Bob Kline wrote:
We have encountered a problem in the regex++ package, which reports having exhausted memory after examining a very short string with a regular expression of only modest complexity. I realize that the documentation for the package does not specify how much memory usage is too much, but since the same combination of regular expression and test string works without problems with a number of other programming toolsets (e.g., Python, Perl, C#) I'm guessing that the maintainers of the package would be interested in tracking down the problem (I would if it were my software). Here's a repro case which boils the problem down to the tiniest example:
This is probably not what you want to hear, but the behaviour is by design: Perl-regexes are in the worst case NP-Hard problems to solve, so there is a built in state-count that tracks how many states in the machine are visited and throws an exception if the number of states visited looks too large compared to the size of the string.
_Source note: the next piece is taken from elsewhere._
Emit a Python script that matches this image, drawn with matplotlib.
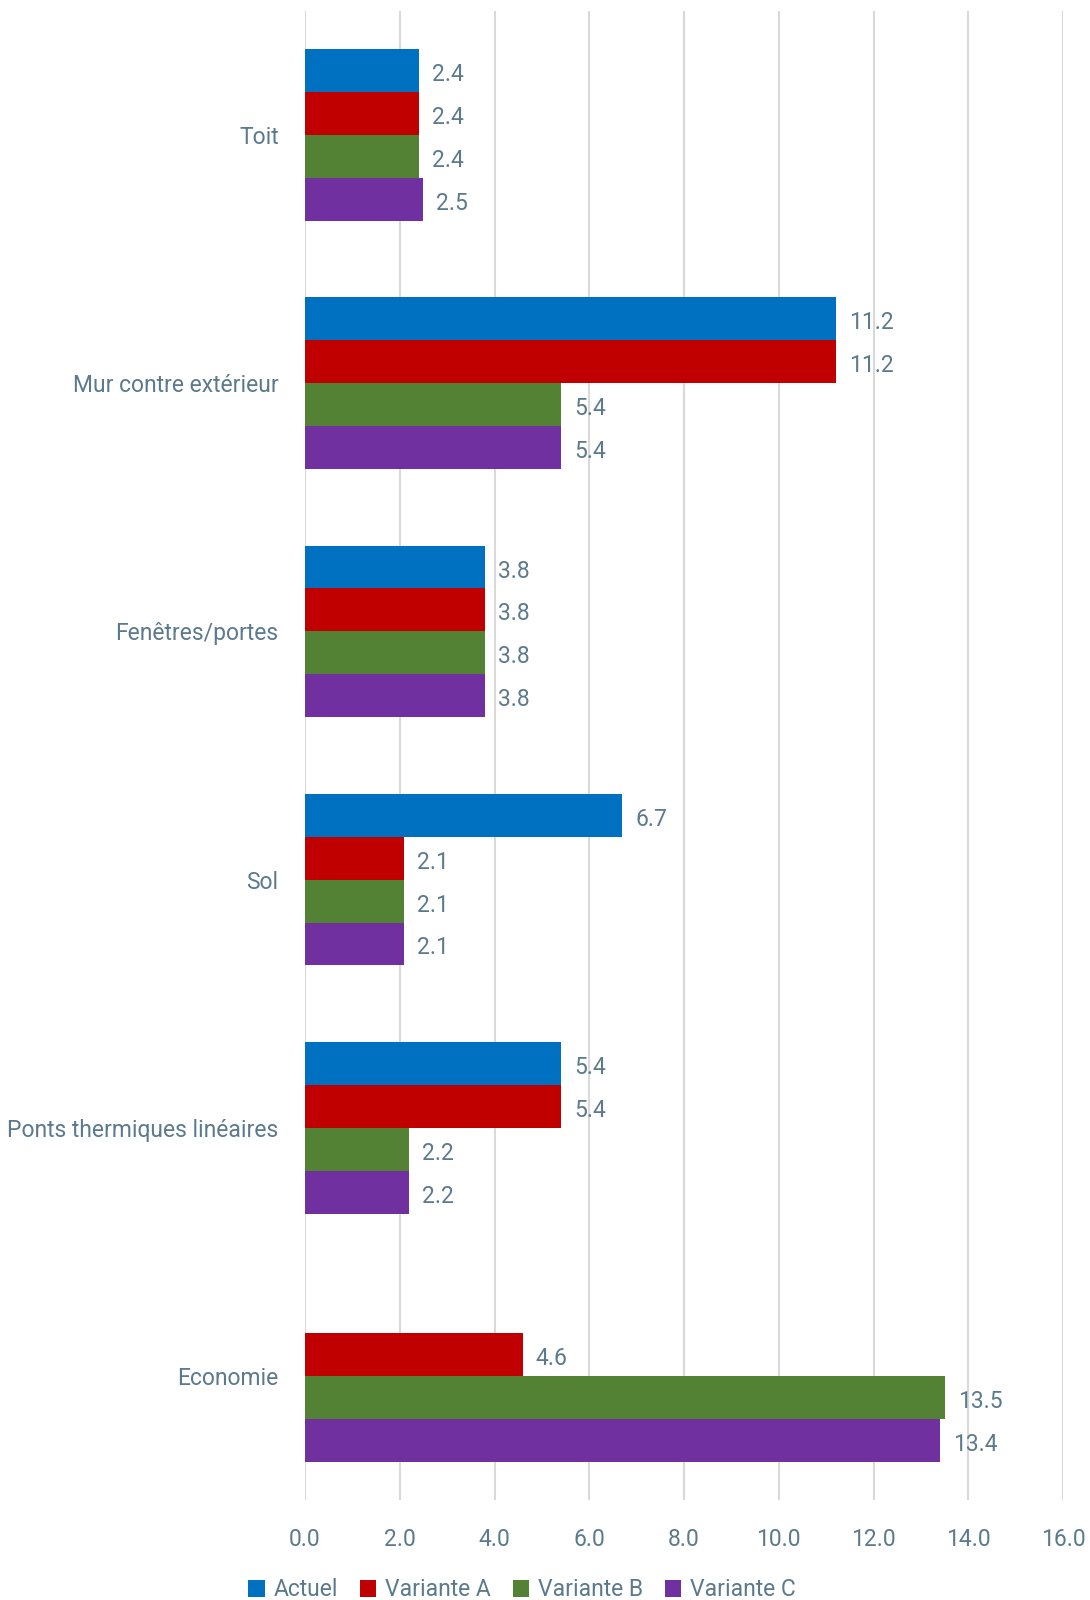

The aim is to weed out "bad" regexes that may cause problems with certain texts and not others before they can do too much damage. Obviously this is a heuristic that sometimes throws too early or too late. When this issue occurs it's almost always a problem with the expression being ambiguous: each time a repeat or other decision has to be made then either alternative can be taken, so if no match is found the regex state machine has to thrash around trying ever possible combination. Is there any reason why you can't simplify your expression to just "^[^\\s]+( ([^\\s]+)*)?$" which does the same thing much more efficiently? HTH, John.